There are often times when we as developers need to read from files that have been included when compiling the assembly output.

In the .csproj file...

<ItemGroup>
  <EmbeddedResource Include="myfile.json" />
</ItemGroup>

Now, let us read the file

internal class TestSamples
{
    var resource = EmbeddedResourceHelper.GetResourceAsStringAsync<TestSamples>("myfile.json");
}

Things to note in the function call above:

  1. The TestSamples is a any class from the target resource's assembly. This is used to scope the manifest resource name.
  2. myfile.json is the file we need to read from. This variable is case sensitive.
  3. resource is the string content of the embedded resource. This can then be parsed or deserialized to your desired format such as JSON for example.

There is also support for reading embedded resources contained in a folder. Let us see how to handle this in an example:

In the .csproj file...

<ItemGroup>
  <EmbeddedResource Include="Samples\myfile.json" />
</ItemGroup>
internal class TestSamples
{
    var resource = EmbeddedResourceHelper.GetResourceAsStringAsync<TestSamples>("Samples", "myfile.json");
}

Here we are also providing the Samples parameter as the folder name where the file we want to read from is contained. The folder name is also case sensitive similar to the embedded resource name.

Sequential Batch Processing

There are scenarios when we need to do some sort of processing of items in an IEnumerable but wish to do so in a parallel fashion without splitting up the items so as to ensure processing order of items is guaranteed.

Let us look at an example of how we can help to accomplish this.

First let us define a function that will be used to handle the processing of a variable of type string. The type to be processed can be any .NET type.

Task DoStuffAsync(string token, CancellationToken ct)
{
    // Do your processing here...
    return Task.CompletedTask;
}

Let us now define a list of strings that require to be processed

var tokens = new List<string> { "value_1", "value_2", "value_3"};

Now let us tie it all up together to show how we can process tokens sequentially.

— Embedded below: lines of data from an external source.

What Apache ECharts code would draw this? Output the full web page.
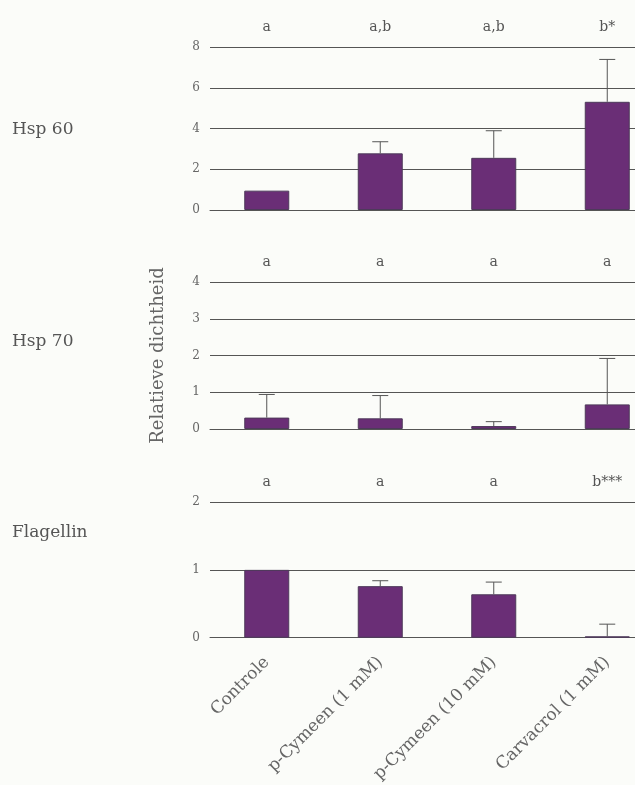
<!DOCTYPE html>
<html>
<head>
<meta charset="utf-8">
<script src="https://cdn.jsdelivr.net/npm/echarts@6/dist/echarts.min.js"></script>
<style>
  html, body { margin: 0; padding: 0; background: #fbfcf9; overflow: hidden; }
  #container { width: 670px; height: 785px; }
</style>
</head>
<body>
<div id="container"></div>
<script>
var categories = ['Controle', 'p-Cymeen (1 mM)', 'p-Cymeen (10 mM)', 'Carvacrol (1 mM)'];

// Hsp 60
var hsp60 = [0.95, 2.78, 2.56, 5.31];
var hsp60Err = [0, 0.57, 1.33, 2.08];
var hsp60Letters = ['a', 'a,b', 'a,b', 'b*'];

// Hsp 70
var hsp70 = [0.31, 0.29, 0.08, 0.67];
var hsp70Err = [0.63, 0.62, 0.12, 1.25];
var hsp70Letters = ['a', 'a', 'a', 'a'];

// Flagellin
var flagellin = [1.0, 0.76, 0.64, 0.02];
var flagellinErr = [0, 0.08, 0.18, 0.18];
var flagellinLetters = ['a', 'a', 'a', 'b***'];

var font = '"DejaVu Serif", "Liberation Serif", serif';
var barColor = '#6a2e76';

function errData(vals, errs) {
    return vals.map(function (v, i) { return [i, v, errs[i]]; });
}

function renderErr(params, api) {
    var err = api.value(2);
    if (!err) return;
    var base = api.coord([api.value(0), api.value(1)]);
    var top = api.coord([api.value(0), api.value(1) + err]);
    var x = base[0];
    return {
        type: 'group',
        children: [
            {type: 'line', shape: {x1: x, y1: base[1], x2: x, y2: top[1]}, style: {stroke: '#555', lineWidth: 1}},
            {type: 'line', shape: {x1: x - 8, y1: top[1], x2: x + 8, y2: top[1]}, style: {stroke: '#555', lineWidth: 1}}
        ]
    };
}

// the plot runs past the right edge of the picture, as in the original
var grids = [
    {left: 210, width: 454, top: 47, height: 163},
    {left: 210, width: 454, top: 282, height: 147},
    {left: 210, width: 454, top: 502, height: 136}
];

function bottomAxis(idx, showLabels) {
    return {
        type: 'category', gridIndex: idx, data: categories, position: 'bottom',
        axisLine: {show: true, lineStyle: {color: '#555', width: 1}},
        axisTick: {show: false},
        axisLabel: {
            show: showLabels, rotate: 45, margin: 22, color: '#666',
            fontFamily: font, fontSize: 17,
            formatter: function (v) { return v; }
        }
    };
}

function topAxis(idx, letters) {
    return {
        type: 'category', gridIndex: idx, data: letters, position: 'top',
        axisLine: {show: false}, axisTick: {show: false},
        axisLabel: {margin: 13, color: '#555', fontFamily: font, fontSize: 14}
    };
}

function valueAxis(idx, max, interval, name) {
    return {
        type: 'value', gridIndex: idx, min: 0, max: max, interval: interval,
        name: name || '', nameLocation: 'middle', nameGap: 43, nameRotate: 90,
        nameTextStyle: {color: '#666', fontFamily: font, fontSize: 18},
        axisLine: {show: false}, axisTick: {show: false},
        axisLabel: {margin: 10, color: '#666', fontFamily: font, fontSize: 12},
        splitLine: {show: true, lineStyle: {color: '#555', width: 1}}
    };
}

function barSeries(idx, data) {
    return {
        type: 'bar', xAxisIndex: idx * 2, yAxisIndex: idx, data: data, barWidth: 45,
        itemStyle: {color: barColor, borderColor: '#4d3a5a', borderWidth: 1}
    };
}

function errSeries(idx, vals, errs) {
    return {
        type: 'custom', xAxisIndex: idx * 2, yAxisIndex: idx,
        data: errData(vals, errs), renderItem: renderErr, z: 3
    };
}

var titleStyle = {color: '#555', fontFamily: font, fontSize: 17, fontWeight: 'normal'};

var myChart = echarts.init(document.getElementById('container'));
var option = {
    backgroundColor: '#fbfcf9',
    animation: false,
    title: [
        {text: 'Hsp 60', left: 7, top: 116, textStyle: titleStyle},
        {text: 'Hsp 70', left: 7, top: 328, textStyle: titleStyle},
        {text: 'Flagellin', left: 7, top: 519, textStyle: titleStyle}
    ],
    grid: grids,
    xAxis: [
        bottomAxis(0, false), topAxis(0, hsp60Letters),
        bottomAxis(1, false), topAxis(1, hsp70Letters),
        bottomAxis(2, true), topAxis(2, flagellinLetters)
    ],
    yAxis: [
        valueAxis(0, 8, 2),
        valueAxis(1, 4, 1, 'Relatieve dichtheid'),
        valueAxis(2, 2, 1)
    ],
    series: [
        barSeries(0, hsp60), errSeries(0, hsp60, hsp60Err),
        barSeries(1, hsp70), errSeries(1, hsp70, hsp70Err),
        barSeries(2, flagellin), errSeries(2, flagellin, flagellinErr)
    ]
};
myChart.setOption(option);
</script>
</body>
</html>
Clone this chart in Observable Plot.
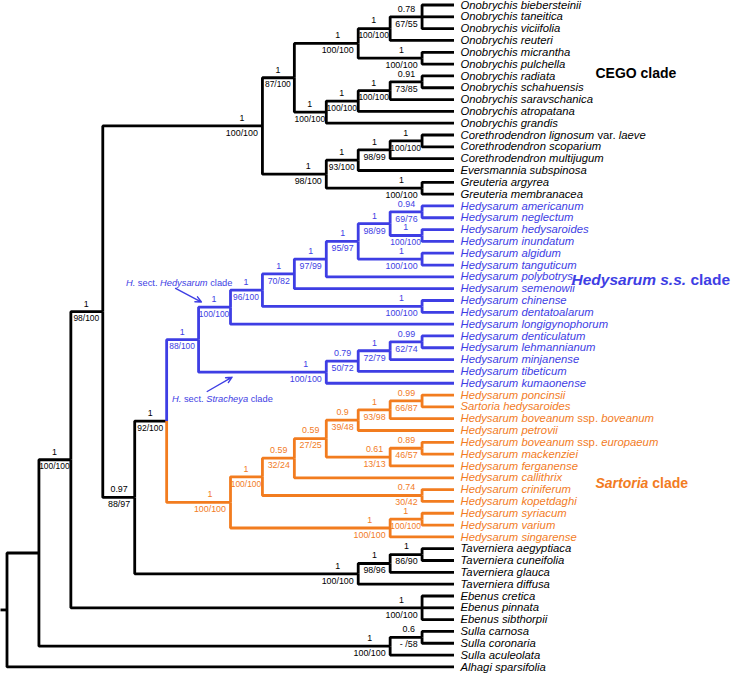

var processor = new SequentialBatchProcessor<string>(concurrencyLimit: 1, handler: (t, ct) => DoStuffAsync(token: t, ct: ct));
await processor.ProcessAsync(tokens, cancellationToken);

Therefore, we can process the tokens in a squential manner. By default, SequentialBatchProcessor<T>'s constructor has the concurrency limit set to 1. If you wish to increase the number of items handled concurrently, you can increae this limit to a higher value.

Split and Batch Processing

With this functionality, you can split a list of items and then process the splits in parallel. For example, a list of 2,000 items with a batchSize of 100 to produce 20 batches which would be processed in parallel.

However, unlike the Sequential Batch Processing described above, the processing order isn't guaranteed.

Using the previously defined tokens variable let us see how we can accomplish this:

First define a function that can process a list of items.

Task DoBulkStuffAsync(List<string> tokens, CancellationToken ct)
{
    // Do your processing here...
    return Task.CompletedTask;
}
var processor = new SplitAndBatchProcessor<string>(batchSize: 10, handler: (slice, ct) => DoBulkStuffAsync(slice, ct));
await processor.ProcessAsync(items: tokens, cancellationToken);

The list of tokens will be split into batches of 10 and then the slices will be processed in parallel. The batch size is set to 10 by default but a developer can change this to suit their own specific requirements.